PROMPT. Everything from the first line down to the line containing "label='Laptop computer', zorder=3)" is to be retyped exactly, both ends included, with pictures left out.

━━━ INFORMATION SHOWN ━━━

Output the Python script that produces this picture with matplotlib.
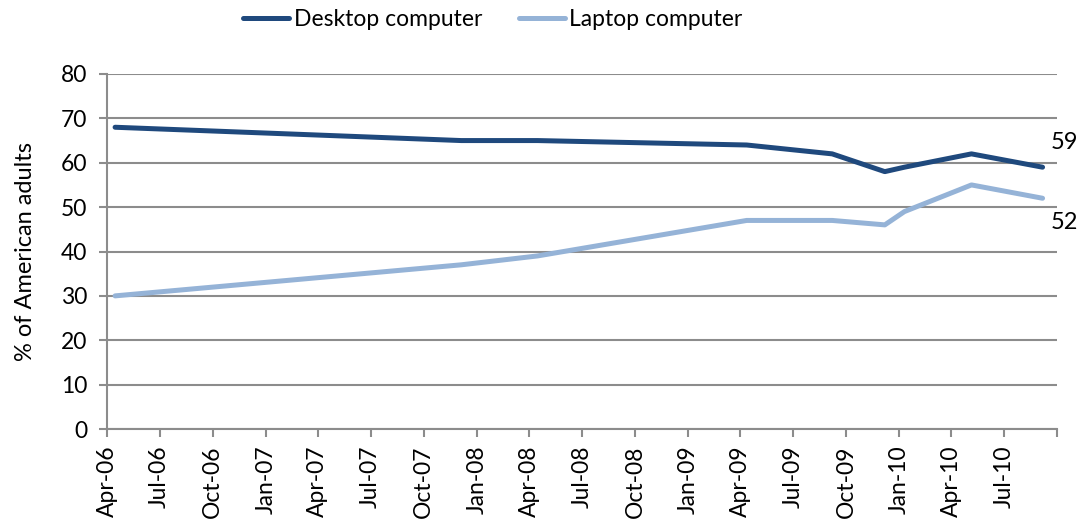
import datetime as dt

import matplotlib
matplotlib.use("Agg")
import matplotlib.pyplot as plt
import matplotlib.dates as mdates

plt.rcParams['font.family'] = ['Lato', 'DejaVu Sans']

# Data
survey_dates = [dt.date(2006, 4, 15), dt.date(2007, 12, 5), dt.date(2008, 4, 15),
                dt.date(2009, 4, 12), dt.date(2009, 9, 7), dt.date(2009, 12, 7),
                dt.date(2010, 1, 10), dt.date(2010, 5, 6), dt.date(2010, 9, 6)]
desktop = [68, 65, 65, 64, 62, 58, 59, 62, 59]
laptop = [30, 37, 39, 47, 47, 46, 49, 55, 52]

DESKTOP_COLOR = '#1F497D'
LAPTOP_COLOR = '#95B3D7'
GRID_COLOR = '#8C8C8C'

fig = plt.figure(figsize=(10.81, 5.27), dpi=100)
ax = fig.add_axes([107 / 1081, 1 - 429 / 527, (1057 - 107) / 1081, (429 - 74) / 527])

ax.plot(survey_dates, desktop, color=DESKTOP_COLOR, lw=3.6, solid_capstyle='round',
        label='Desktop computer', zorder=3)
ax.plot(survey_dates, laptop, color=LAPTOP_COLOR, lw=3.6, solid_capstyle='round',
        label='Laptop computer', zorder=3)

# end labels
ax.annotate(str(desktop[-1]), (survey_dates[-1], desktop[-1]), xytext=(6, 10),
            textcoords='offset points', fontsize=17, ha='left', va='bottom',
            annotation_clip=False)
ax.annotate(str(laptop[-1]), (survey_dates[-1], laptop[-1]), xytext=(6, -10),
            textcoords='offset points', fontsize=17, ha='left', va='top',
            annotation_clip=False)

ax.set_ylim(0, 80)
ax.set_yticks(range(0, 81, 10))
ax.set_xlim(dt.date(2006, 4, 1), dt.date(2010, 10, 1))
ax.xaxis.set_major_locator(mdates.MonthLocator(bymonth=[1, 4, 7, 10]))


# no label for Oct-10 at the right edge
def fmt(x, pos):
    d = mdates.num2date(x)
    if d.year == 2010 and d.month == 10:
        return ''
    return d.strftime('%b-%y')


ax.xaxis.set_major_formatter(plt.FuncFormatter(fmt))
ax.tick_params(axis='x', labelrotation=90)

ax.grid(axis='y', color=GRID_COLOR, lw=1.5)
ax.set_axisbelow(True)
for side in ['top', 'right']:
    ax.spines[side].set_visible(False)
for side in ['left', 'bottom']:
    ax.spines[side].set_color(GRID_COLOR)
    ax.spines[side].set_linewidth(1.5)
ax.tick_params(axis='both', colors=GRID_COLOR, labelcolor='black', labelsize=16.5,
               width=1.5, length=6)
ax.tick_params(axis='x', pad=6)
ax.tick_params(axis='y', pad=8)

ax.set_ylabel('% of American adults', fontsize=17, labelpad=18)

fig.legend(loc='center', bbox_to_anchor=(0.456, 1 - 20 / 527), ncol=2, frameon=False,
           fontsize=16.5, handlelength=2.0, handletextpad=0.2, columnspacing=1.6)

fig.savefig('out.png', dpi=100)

━━━

SOLUTION TO THE PROBLEM.
Output the Python script that produces this picture with matplotlib.
import datetime as dt

import matplotlib
matplotlib.use("Agg")
import matplotlib.pyplot as plt
import matplotlib.dates as mdates

plt.rcParams['font.family'] = ['Lato', 'DejaVu Sans']

# Data
survey_dates = [dt.date(2006, 4, 15), dt.date(2007, 12, 5), dt.date(2008, 4, 15),
                dt.date(2009, 4, 12), dt.date(2009, 9, 7), dt.date(2009, 12, 7),
                dt.date(2010, 1, 10), dt.date(2010, 5, 6), dt.date(2010, 9, 6)]
desktop = [68, 65, 65, 64, 62, 58, 59, 62, 59]
laptop = [30, 37, 39, 47, 47, 46, 49, 55, 52]

DESKTOP_COLOR = '#1F497D'
LAPTOP_COLOR = '#95B3D7'
GRID_COLOR = '#8C8C8C'

fig = plt.figure(figsize=(10.81, 5.27), dpi=100)
ax = fig.add_axes([107 / 1081, 1 - 429 / 527, (1057 - 107) / 1081, (429 - 74) / 527])

ax.plot(survey_dates, desktop, color=DESKTOP_COLOR, lw=3.6, solid_capstyle='round',
        label='Desktop computer', zorder=3)
ax.plot(survey_dates, laptop, color=LAPTOP_COLOR, lw=3.6, solid_capstyle='round',
        label='Laptop computer', zorder=3)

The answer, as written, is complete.